EXERCISE DETAILS:
Output the full listing below exactly as it reads, and skip anything that is a picture.

DATA PROVIDED:
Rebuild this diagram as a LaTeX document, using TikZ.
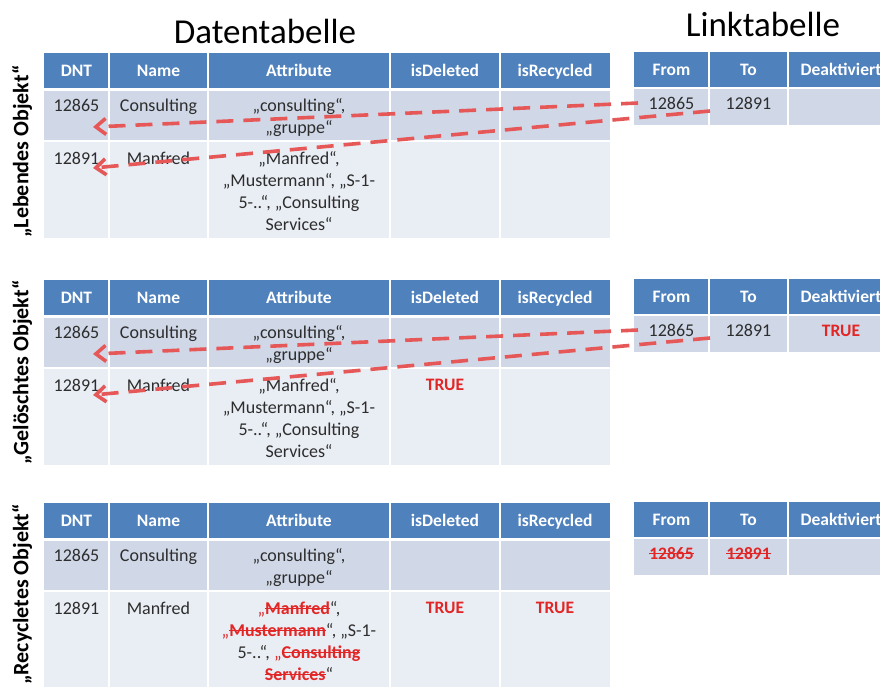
\documentclass[tikz,border=0pt]{standalone}
\usepackage{fontspec}
\setmainfont{Carlito}
\usetikzlibrary{arrows.meta}
\definecolor{hdr}{RGB}{79,129,189}
\definecolor{rowa}{RGB}{208,216,232}
\definecolor{rowb}{RGB}{233,237,244}
\definecolor{txt}{RGB}{45,45,45}
\definecolor{tred}{RGB}{226,38,38}
\definecolor{arr}{RGB}{230,88,88}
\newsavebox\skbox
\newcommand\strk[1]{\sbox\skbox{#1}\rlap{\rule[0.27em]{\wd\skbox}{1.6pt}}\usebox\skbox}
\newcommand\dkill[1]{{\color{tred}\bfseries\strk{#1}}}
\newcommand\rquo{{\color{tred}„}}
\tikzset{
 hd/.style={font=\fontsize{17.5}{21}\selectfont\bfseries, text=white, anchor=base, inner sep=0pt},
 cell/.style={font=\fontsize{18}{22}\selectfont, text=txt, anchor=base, inner sep=0pt},
 tru/.style={font=\fontsize{17.5}{21}\selectfont\bfseries, text=tred, anchor=base, inner sep=0pt},
 side/.style={font=\fontsize{22}{26}\selectfont\bfseries, text=black, rotate=90, anchor=west, inner sep=0pt},
 ttl/.style={font=\fontsize{35}{40}\selectfont, text=black, anchor=base, inner sep=0pt},
 lnk/.style={draw=arr, line width=3.6pt, dash pattern=on 17pt off 10pt, -{Straight Barb[length=10pt,width=16pt]}},
 sep/.style={draw=white, line width=2pt}
}
\newcommand\DataTable[2]{%
\begin{scope}[shift={(0,#1)}]
\fill[hdr] (44,53) rectangle (610,88);
\fill[rowa] (44,91) rectangle (610,141);
\fill[rowb] (44,141) rectangle (610,238);
\draw[sep] (44,141) -- (610,141);
\foreach \x in {109,208,390,500} \draw[sep] (\x,53) -- (\x,238);
\node[hd] (#2h1) at (76.5,76) {DNT};
\node[hd] (#2h2) at (158.5,76) {Name};
\node[hd] (#2h3) at (299,76) {Attribute};
\node[hd] (#2h4) at (445,76) {isDeleted};
\node[hd] (#2h5) at (555,76) {isRecycled};
\node[cell] (#2r1c1) at (76.5,111) {12865};
\node[cell] (#2r1c2) at (158.5,111) {Consulting};
\node[cell] (#2r1c3a) at (299,111) {„consulting“,};
\node[cell] (#2r1c3b) at (299,133) {„gruppe“};
\node[cell] (#2r2c1) at (76.5,164) {12891};
\node[cell] (#2r2c2) at (158.5,164) {Manfred};
\end{scope}}
\newcommand\LinkTable[2]{%
\begin{scope}[shift={(0,#1)}]
\fill[hdr] (634,52) rectangle (900,87);
\fill[rowa] (634,89) rectangle (900,125);
\foreach \x in {709,788} \draw[sep] (\x,52) -- (\x,125);
\node[hd] (#2f) at (671.5,75) {From};
\node[hd] (#2t) at (748.5,75) {To};
\node[hd] (#2d) at (841,75) {Deaktiviert};
\end{scope}}
\begin{document}
\begin{tikzpicture}[x=1pt,y=-1pt]
\useasboundingbox (0,0) rectangle (880,686);
\clip (0,0) rectangle (880,686);
\fill[white] (0,0) rectangle (880,686);
% titles
\node[ttl] (tdata) at (265,43) {Datentabelle};
\node[ttl] (tlink) at (763,36) {Linktabelle};
% side labels
\node[side] (lab1) at (22,238) {„Lebendes Objekt“};
\node[side] (lab2) at (22,465) {„Gelöschtes Objekt“};
\node[side] (lab3) at (22,685) {„Recycletes Objekt“};
% tables
\DataTable{0}{a}
\DataTable{227}{b}
\DataTable{450}{c}
\LinkTable{0}{la}
\LinkTable{227}{lb}
\LinkTable{450}{lc}
% table 1 row 2 attribute
\node[cell] (ar2a) at (299,164) {„Manfred“,};
\node[cell] (ar2b) at (299,186) {„Mustermann“, „S-1-};
\node[cell] (ar2c) at (299,208) {5-..“, „Consulting};
\node[cell] (ar2d) at (299,230) {Services“};
% table 2 row 2 attribute
\node[cell] (br2a) at (299,391) {„Manfred“,};
\node[cell] (br2b) at (299,413) {„Mustermann“, „S-1-};
\node[cell] (br2c) at (299,435) {5-..“, „Consulting};
\node[cell] (br2d) at (299,457) {Services“};
\node[tru] (btrue) at (445,390) {TRUE};
% table 3 row 2 attribute
\node[cell] (cr2a) at (299,614) {\rquo\dkill{Manfred}“,};
\node[cell] (cr2b) at (299,636) {\rquo\dkill{Mustermann}“, „S-1-};
\node[cell] (cr2c) at (299,658) {5-..“, \rquo\dkill{Consulting}};
\node[cell] (cr2d) at (299,680) {\dkill{Services}“};
\node[tru] (ctrue1) at (445,613) {TRUE};
\node[tru] (ctrue2) at (555,613) {TRUE};
% link rows
\node[cell] (la1) at (671.5,109) {12865};
\node[cell] (la2) at (748.5,109) {12891};
\node[cell] (lb1) at (671.5,336) {12865};
\node[cell] (lb2) at (748.5,336) {12891};
\node[tru] (lbtrue) at (841,336) {TRUE};
\node[tru] (lc1) at (671.5,559) {\strk{12865}};
\node[tru] (lc2) at (748.5,559) {\strk{12891}};
% arrows
\coordinate (sa1) at (638,103);
\coordinate (ea1) at (93,127);
\coordinate (sa2) at (710,111);
\coordinate (ea2) at (93,168);
\coordinate (sb1) at (638,330);
\coordinate (eb1) at (93,354);
\coordinate (sb2) at (710,338);
\coordinate (eb2) at (93,395);
\draw[lnk] (sa1) -- (ea1);
\draw[lnk] (sa2) -- (ea2);
\draw[lnk] (sb1) -- (eb1);
\draw[lnk] (sb2) -- (eb2);
\end{tikzpicture}
\end{document}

SOLUTION FOR THIS PROBLEM:
Rebuild this diagram as a LaTeX document, using TikZ.
\documentclass[tikz,border=0pt]{standalone}
\usepackage{fontspec}
\setmainfont{Carlito}
\usetikzlibrary{arrows.meta}
\definecolor{hdr}{RGB}{79,129,189}
\definecolor{rowa}{RGB}{208,216,232}
\definecolor{rowb}{RGB}{233,237,244}
\definecolor{txt}{RGB}{45,45,45}
\definecolor{tred}{RGB}{226,38,38}
\definecolor{arr}{RGB}{230,88,88}
\newsavebox\skbox
\newcommand\strk[1]{\sbox\skbox{#1}\rlap{\rule[0.27em]{\wd\skbox}{1.6pt}}\usebox\skbox}
\newcommand\dkill[1]{{\color{tred}\bfseries\strk{#1}}}
\newcommand\rquo{{\color{tred}„}}
\tikzset{
 hd/.style={font=\fontsize{17.5}{21}\selectfont\bfseries, text=white, anchor=base, inner sep=0pt},
 cell/.style={font=\fontsize{18}{22}\selectfont, text=txt, anchor=base, inner sep=0pt},
 tru/.style={font=\fontsize{17.5}{21}\selectfont\bfseries, text=tred, anchor=base, inner sep=0pt},
 side/.style={font=\fontsize{22}{26}\selectfont\bfseries, text=black, rotate=90, anchor=west, inner sep=0pt},
 ttl/.style={font=\fontsize{35}{40}\selectfont, text=black, anchor=base, inner sep=0pt},
 lnk/.style={draw=arr, line width=3.6pt, dash pattern=on 17pt off 10pt, -{Straight Barb[length=10pt,width=16pt]}},
 sep/.style={draw=white, line width=2pt}
}
\newcommand\DataTable[2]{%
\begin{scope}[shift={(0,#1)}]
\fill[hdr] (44,53) rectangle (610,88);
\fill[rowa] (44,91) rectangle (610,141);
\fill[rowb] (44,141) rectangle (610,238);
\draw[sep] (44,141) -- (610,141);
\foreach \x in {109,208,390,500} \draw[sep] (\x,53) -- (\x,238);
\node[hd] (#2h1) at (76.5,76) {DNT};
\node[hd] (#2h2) at (158.5,76) {Name};
\node[hd] (#2h3) at (299,76) {Attribute};
\node[hd] (#2h4) at (445,76) {isDeleted};
\node[hd] (#2h5) at (555,76) {isRecycled};
\node[cell] (#2r1c1) at (76.5,111) {12865};
\node[cell] (#2r1c2) at (158.5,111) {Consulting};
\node[cell] (#2r1c3a) at (299,111) {„consulting“,};
\node[cell] (#2r1c3b) at (299,133) {„gruppe“};
\node[cell] (#2r2c1) at (76.5,164) {12891};
\node[cell] (#2r2c2) at (158.5,164) {Manfred};
\end{scope}}
\newcommand\LinkTable[2]{%
\begin{scope}[shift={(0,#1)}]
\fill[hdr] (634,52) rectangle (900,87);
\fill[rowa] (634,89) rectangle (900,125);
\foreach \x in {709,788} \draw[sep] (\x,52) -- (\x,125);
\node[hd] (#2f) at (671.5,75) {From};
\node[hd] (#2t) at (748.5,75) {To};
\node[hd] (#2d) at (841,75) {Deaktiviert};
\end{scope}}
\begin{document}
\begin{tikzpicture}[x=1pt,y=-1pt]
\useasboundingbox (0,0) rectangle (880,686);
\clip (0,0) rectangle (880,686);
\fill[white] (0,0) rectangle (880,686);
% titles
\node[ttl] (tdata) at (265,43) {Datentabelle};
\node[ttl] (tlink) at (763,36) {Linktabelle};
% side labels
\node[side] (lab1) at (22,238) {„Lebendes Objekt“};
\node[side] (lab2) at (22,465) {„Gelöschtes Objekt“};
\node[side] (lab3) at (22,685) {„Recycletes Objekt“};
% tables
\DataTable{0}{a}
\DataTable{227}{b}
\DataTable{450}{c}
\LinkTable{0}{la}
\LinkTable{227}{lb}
\LinkTable{450}{lc}
% table 1 row 2 attribute
\node[cell] (ar2a) at (299,164) {„Manfred“,};
\node[cell] (ar2b) at (299,186) {„Mustermann“, „S-1-};
\node[cell] (ar2c) at (299,208) {5-..“, „Consulting};
\node[cell] (ar2d) at (299,230) {Services“};
% table 2 row 2 attribute
\node[cell] (br2a) at (299,391) {„Manfred“,};
\node[cell] (br2b) at (299,413) {„Mustermann“, „S-1-};
\node[cell] (br2c) at (299,435) {5-..“, „Consulting};
\node[cell] (br2d) at (299,457) {Services“};
\node[tru] (btrue) at (445,390) {TRUE};
% table 3 row 2 attribute
\node[cell] (cr2a) at (299,614) {\rquo\dkill{Manfred}“,};
\node[cell] (cr2b) at (299,636) {\rquo\dkill{Mustermann}“, „S-1-};
\node[cell] (cr2c) at (299,658) {5-..“, \rquo\dkill{Consulting}};
\node[cell] (cr2d) at (299,680) {\dkill{Services}“};
\node[tru] (ctrue1) at (445,613) {TRUE};
\node[tru] (ctrue2) at (555,613) {TRUE};
% link rows
\node[cell] (la1) at (671.5,109) {12865};
\node[cell] (la2) at (748.5,109) {12891};
\node[cell] (lb1) at (671.5,336) {12865};
\node[cell] (lb2) at (748.5,336) {12891};
\node[tru] (lbtrue) at (841,336) {TRUE};
\node[tru] (lc1) at (671.5,559) {\strk{12865}};
\node[tru] (lc2) at (748.5,559) {\strk{12891}};
% arrows
\coordinate (sa1) at (638,103);
\coordinate (ea1) at (93,127);
\coordinate (sa2) at (710,111);
\coordinate (ea2) at (93,168);
\coordinate (sb1) at (638,330);
\coordinate (eb1) at (93,354);
\coordinate (sb2) at (710,338);
\coordinate (eb2) at (93,395);
\draw[lnk] (sa1) -- (ea1);
\draw[lnk] (sa2) -- (ea2);
\draw[lnk] (sb1) -- (eb1);
\draw[lnk] (sb2) -- (eb2);
\end{tikzpicture}
\end{document}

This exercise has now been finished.